→ SUPPLIED DATA
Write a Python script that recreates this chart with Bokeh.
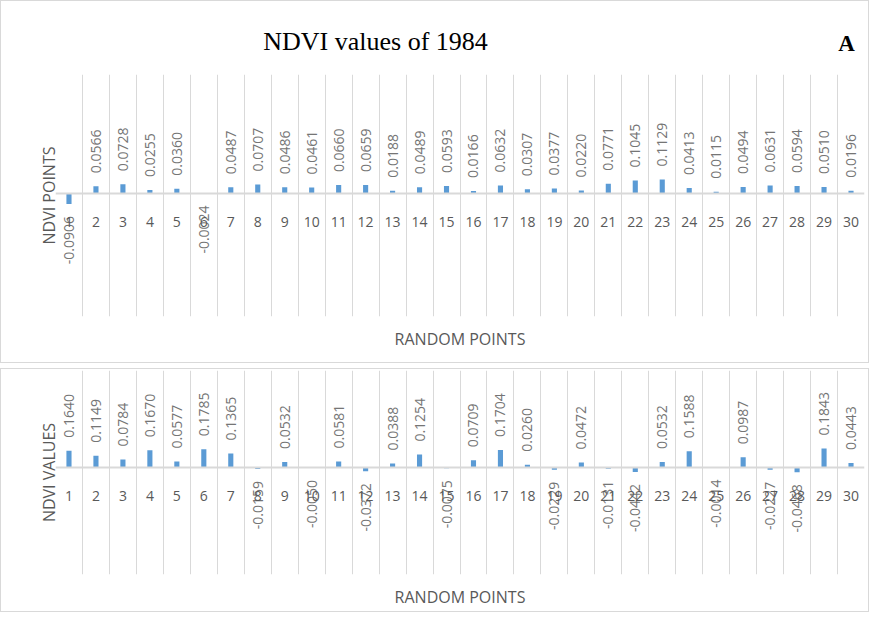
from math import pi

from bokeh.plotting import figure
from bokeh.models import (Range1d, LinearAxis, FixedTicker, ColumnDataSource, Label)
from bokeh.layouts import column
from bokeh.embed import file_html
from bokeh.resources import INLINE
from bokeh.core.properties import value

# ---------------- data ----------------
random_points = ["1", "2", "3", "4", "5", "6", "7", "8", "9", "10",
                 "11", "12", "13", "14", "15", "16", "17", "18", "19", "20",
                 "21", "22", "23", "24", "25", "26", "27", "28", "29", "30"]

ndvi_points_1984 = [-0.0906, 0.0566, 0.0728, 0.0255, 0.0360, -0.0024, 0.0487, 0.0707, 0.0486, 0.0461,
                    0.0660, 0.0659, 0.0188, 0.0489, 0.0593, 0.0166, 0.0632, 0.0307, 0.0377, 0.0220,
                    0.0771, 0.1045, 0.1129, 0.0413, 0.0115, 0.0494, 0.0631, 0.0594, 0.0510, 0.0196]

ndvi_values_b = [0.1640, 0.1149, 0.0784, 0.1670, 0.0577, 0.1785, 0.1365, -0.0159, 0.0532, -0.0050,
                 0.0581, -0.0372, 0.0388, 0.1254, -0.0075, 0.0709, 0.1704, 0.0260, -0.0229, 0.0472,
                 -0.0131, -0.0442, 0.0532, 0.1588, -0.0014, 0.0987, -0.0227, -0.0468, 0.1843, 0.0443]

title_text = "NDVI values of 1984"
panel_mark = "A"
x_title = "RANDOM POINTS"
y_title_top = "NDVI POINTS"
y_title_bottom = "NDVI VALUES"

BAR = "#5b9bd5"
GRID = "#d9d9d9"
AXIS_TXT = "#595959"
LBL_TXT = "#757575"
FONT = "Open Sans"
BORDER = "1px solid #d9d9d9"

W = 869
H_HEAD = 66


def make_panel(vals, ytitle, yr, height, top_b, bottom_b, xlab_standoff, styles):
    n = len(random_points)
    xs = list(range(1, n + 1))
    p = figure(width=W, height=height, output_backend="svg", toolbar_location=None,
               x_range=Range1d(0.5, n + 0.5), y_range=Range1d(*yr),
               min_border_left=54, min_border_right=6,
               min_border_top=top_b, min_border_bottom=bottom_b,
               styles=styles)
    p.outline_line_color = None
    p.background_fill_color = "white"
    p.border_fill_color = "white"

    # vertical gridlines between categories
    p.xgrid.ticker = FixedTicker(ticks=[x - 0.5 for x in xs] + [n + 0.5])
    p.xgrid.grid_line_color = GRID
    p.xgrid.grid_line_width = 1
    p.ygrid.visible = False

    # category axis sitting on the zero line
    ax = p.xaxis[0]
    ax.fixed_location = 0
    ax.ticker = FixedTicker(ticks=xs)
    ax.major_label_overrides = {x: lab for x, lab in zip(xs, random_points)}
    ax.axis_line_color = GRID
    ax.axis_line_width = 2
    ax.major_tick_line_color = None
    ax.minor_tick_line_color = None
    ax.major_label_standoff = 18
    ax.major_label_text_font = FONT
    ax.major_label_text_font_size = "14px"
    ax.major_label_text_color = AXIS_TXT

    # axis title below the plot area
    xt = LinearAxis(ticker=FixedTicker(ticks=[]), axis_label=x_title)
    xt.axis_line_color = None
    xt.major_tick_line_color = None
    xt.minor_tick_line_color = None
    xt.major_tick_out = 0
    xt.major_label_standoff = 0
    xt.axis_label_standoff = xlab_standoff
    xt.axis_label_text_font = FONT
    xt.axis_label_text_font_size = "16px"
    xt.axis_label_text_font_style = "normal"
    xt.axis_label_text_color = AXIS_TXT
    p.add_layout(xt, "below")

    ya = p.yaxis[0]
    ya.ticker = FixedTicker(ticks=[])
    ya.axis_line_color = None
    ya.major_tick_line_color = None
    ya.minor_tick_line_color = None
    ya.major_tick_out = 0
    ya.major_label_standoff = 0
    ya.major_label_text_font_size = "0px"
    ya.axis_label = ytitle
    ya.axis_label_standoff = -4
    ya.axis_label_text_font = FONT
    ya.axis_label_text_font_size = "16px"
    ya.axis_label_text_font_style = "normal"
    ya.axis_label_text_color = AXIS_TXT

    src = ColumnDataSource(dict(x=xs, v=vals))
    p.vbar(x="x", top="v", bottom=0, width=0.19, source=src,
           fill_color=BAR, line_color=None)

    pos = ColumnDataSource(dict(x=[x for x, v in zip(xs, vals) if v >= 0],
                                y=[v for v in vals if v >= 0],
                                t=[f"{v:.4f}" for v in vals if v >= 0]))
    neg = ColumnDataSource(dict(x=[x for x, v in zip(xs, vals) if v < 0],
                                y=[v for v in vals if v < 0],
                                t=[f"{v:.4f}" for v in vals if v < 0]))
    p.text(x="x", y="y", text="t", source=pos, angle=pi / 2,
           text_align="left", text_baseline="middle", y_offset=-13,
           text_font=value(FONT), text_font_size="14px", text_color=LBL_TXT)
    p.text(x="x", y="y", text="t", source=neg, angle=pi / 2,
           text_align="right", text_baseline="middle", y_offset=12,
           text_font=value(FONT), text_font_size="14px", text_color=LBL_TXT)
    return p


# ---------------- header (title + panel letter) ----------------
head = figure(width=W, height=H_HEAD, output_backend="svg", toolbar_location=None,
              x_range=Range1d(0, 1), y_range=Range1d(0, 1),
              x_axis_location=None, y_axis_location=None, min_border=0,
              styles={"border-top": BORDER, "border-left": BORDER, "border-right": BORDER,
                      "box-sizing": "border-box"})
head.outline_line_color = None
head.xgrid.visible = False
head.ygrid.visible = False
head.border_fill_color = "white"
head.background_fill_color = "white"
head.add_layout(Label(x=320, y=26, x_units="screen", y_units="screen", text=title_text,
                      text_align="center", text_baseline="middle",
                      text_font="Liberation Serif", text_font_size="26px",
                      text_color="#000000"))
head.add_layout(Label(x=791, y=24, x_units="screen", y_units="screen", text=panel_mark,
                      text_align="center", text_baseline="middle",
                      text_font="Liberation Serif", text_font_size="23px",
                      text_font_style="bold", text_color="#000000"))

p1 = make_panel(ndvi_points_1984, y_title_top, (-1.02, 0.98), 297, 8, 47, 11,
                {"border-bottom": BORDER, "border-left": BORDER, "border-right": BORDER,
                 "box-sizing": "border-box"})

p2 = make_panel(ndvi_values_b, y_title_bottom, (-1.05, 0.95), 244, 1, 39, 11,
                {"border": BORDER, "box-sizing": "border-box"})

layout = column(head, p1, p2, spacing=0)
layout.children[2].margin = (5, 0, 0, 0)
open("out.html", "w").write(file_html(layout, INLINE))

→ WHAT THE EXERCISE ASKS
Transcribe the full listing character for character. Pictures are excluded.

→ SOLUTION TO THIS EXERCISE
Write a Python script that recreates this chart with Bokeh.
from math import pi

from bokeh.plotting import figure
from bokeh.models import (Range1d, LinearAxis, FixedTicker, ColumnDataSource, Label)
from bokeh.layouts import column
from bokeh.embed import file_html
from bokeh.resources import INLINE
from bokeh.core.properties import value

# ---------------- data ----------------
random_points = ["1", "2", "3", "4", "5", "6", "7", "8", "9", "10",
                 "11", "12", "13", "14", "15", "16", "17", "18", "19", "20",
                 "21", "22", "23", "24", "25", "26", "27", "28", "29", "30"]

ndvi_points_1984 = [-0.0906, 0.0566, 0.0728, 0.0255, 0.0360, -0.0024, 0.0487, 0.0707, 0.0486, 0.0461,
                    0.0660, 0.0659, 0.0188, 0.0489, 0.0593, 0.0166, 0.0632, 0.0307, 0.0377, 0.0220,
                    0.0771, 0.1045, 0.1129, 0.0413, 0.0115, 0.0494, 0.0631, 0.0594, 0.0510, 0.0196]

ndvi_values_b = [0.1640, 0.1149, 0.0784, 0.1670, 0.0577, 0.1785, 0.1365, -0.0159, 0.0532, -0.0050,
                 0.0581, -0.0372, 0.0388, 0.1254, -0.0075, 0.0709, 0.1704, 0.0260, -0.0229, 0.0472,
                 -0.0131, -0.0442, 0.0532, 0.1588, -0.0014, 0.0987, -0.0227, -0.0468, 0.1843, 0.0443]

title_text = "NDVI values of 1984"
panel_mark = "A"
x_title = "RANDOM POINTS"
y_title_top = "NDVI POINTS"
y_title_bottom = "NDVI VALUES"

BAR = "#5b9bd5"
GRID = "#d9d9d9"
AXIS_TXT = "#595959"
LBL_TXT = "#757575"
FONT = "Open Sans"
BORDER = "1px solid #d9d9d9"

W = 869
H_HEAD = 66


def make_panel(vals, ytitle, yr, height, top_b, bottom_b, xlab_standoff, styles):
    n = len(random_points)
    xs = list(range(1, n + 1))
    p = figure(width=W, height=height, output_backend="svg", toolbar_location=None,
               x_range=Range1d(0.5, n + 0.5), y_range=Range1d(*yr),
               min_border_left=54, min_border_right=6,
               min_border_top=top_b, min_border_bottom=bottom_b,
               styles=styles)
    p.outline_line_color = None
    p.background_fill_color = "white"
    p.border_fill_color = "white"

    # vertical gridlines between categories
    p.xgrid.ticker = FixedTicker(ticks=[x - 0.5 for x in xs] + [n + 0.5])
    p.xgrid.grid_line_color = GRID
    p.xgrid.grid_line_width = 1
    p.ygrid.visible = False

    # category axis sitting on the zero line
    ax = p.xaxis[0]
    ax.fixed_location = 0
    ax.ticker = FixedTicker(ticks=xs)
    ax.major_label_overrides = {x: lab for x, lab in zip(xs, random_points)}
    ax.axis_line_color = GRID
    ax.axis_line_width = 2
    ax.major_tick_line_color = None
    ax.minor_tick_line_color = None
    ax.major_label_standoff = 18
    ax.major_label_text_font = FONT
    ax.major_label_text_font_size = "14px"
    ax.major_label_text_color = AXIS_TXT

    # axis title below the plot area
    xt = LinearAxis(ticker=FixedTicker(ticks=[]), axis_label=x_title)
    xt.axis_line_color = None
    xt.major_tick_line_color = None
    xt.minor_tick_line_color = None
    xt.major_tick_out = 0
    xt.major_label_standoff = 0
    xt.axis_label_standoff = xlab_standoff
    xt.axis_label_text_font = FONT
    xt.axis_label_text_font_size = "16px"
    xt.axis_label_text_font_style = "normal"
    xt.axis_label_text_color = AXIS_TXT
    p.add_layout(xt, "below")

    ya = p.yaxis[0]
    ya.ticker = FixedTicker(ticks=[])
    ya.axis_line_color = None
    ya.major_tick_line_color = None
    ya.minor_tick_line_color = None
    ya.major_tick_out = 0
    ya.major_label_standoff = 0
    ya.major_label_text_font_size = "0px"
    ya.axis_label = ytitle
    ya.axis_label_standoff = -4
    ya.axis_label_text_font = FONT
    ya.axis_label_text_font_size = "16px"
    ya.axis_label_text_font_style = "normal"
    ya.axis_label_text_color = AXIS_TXT

    src = ColumnDataSource(dict(x=xs, v=vals))
    p.vbar(x="x", top="v", bottom=0, width=0.19, source=src,
           fill_color=BAR, line_color=None)

    pos = ColumnDataSource(dict(x=[x for x, v in zip(xs, vals) if v >= 0],
                                y=[v for v in vals if v >= 0],
                                t=[f"{v:.4f}" for v in vals if v >= 0]))
    neg = ColumnDataSource(dict(x=[x for x, v in zip(xs, vals) if v < 0],
                                y=[v for v in vals if v < 0],
                                t=[f"{v:.4f}" for v in vals if v < 0]))
    p.text(x="x", y="y", text="t", source=pos, angle=pi / 2,
           text_align="left", text_baseline="middle", y_offset=-13,
           text_font=value(FONT), text_font_size="14px", text_color=LBL_TXT)
    p.text(x="x", y="y", text="t", source=neg, angle=pi / 2,
           text_align="right", text_baseline="middle", y_offset=12,
           text_font=value(FONT), text_font_size="14px", text_color=LBL_TXT)
    return p


# ---------------- header (title + panel letter) ----------------
head = figure(width=W, height=H_HEAD, output_backend="svg", toolbar_location=None,
              x_range=Range1d(0, 1), y_range=Range1d(0, 1),
              x_axis_location=None, y_axis_location=None, min_border=0,
              styles={"border-top": BORDER, "border-left": BORDER, "border-right": BORDER,
                      "box-sizing": "border-box"})
head.outline_line_color = None
head.xgrid.visible = False
head.ygrid.visible = False
head.border_fill_color = "white"
head.background_fill_color = "white"
head.add_layout(Label(x=320, y=26, x_units="screen", y_units="screen", text=title_text,
                      text_align="center", text_baseline="middle",
                      text_font="Liberation Serif", text_font_size="26px",
                      text_color="#000000"))
head.add_layout(Label(x=791, y=24, x_units="screen", y_units="screen", text=panel_mark,
                      text_align="center", text_baseline="middle",
                      text_font="Liberation Serif", text_font_size="23px",
                      text_font_style="bold", text_color="#000000"))

p1 = make_panel(ndvi_points_1984, y_title_top, (-1.02, 0.98), 297, 8, 47, 11,
                {"border-bottom": BORDER, "border-left": BORDER, "border-right": BORDER,
                 "box-sizing": "border-box"})

p2 = make_panel(ndvi_values_b, y_title_bottom, (-1.05, 0.95), 244, 1, 39, 11,
                {"border": BORDER, "box-sizing": "border-box"})

layout = column(head, p1, p2, spacing=0)
layout.children[2].margin = (5, 0, 0, 0)
open("out.html", "w").write(file_html(layout, INLINE))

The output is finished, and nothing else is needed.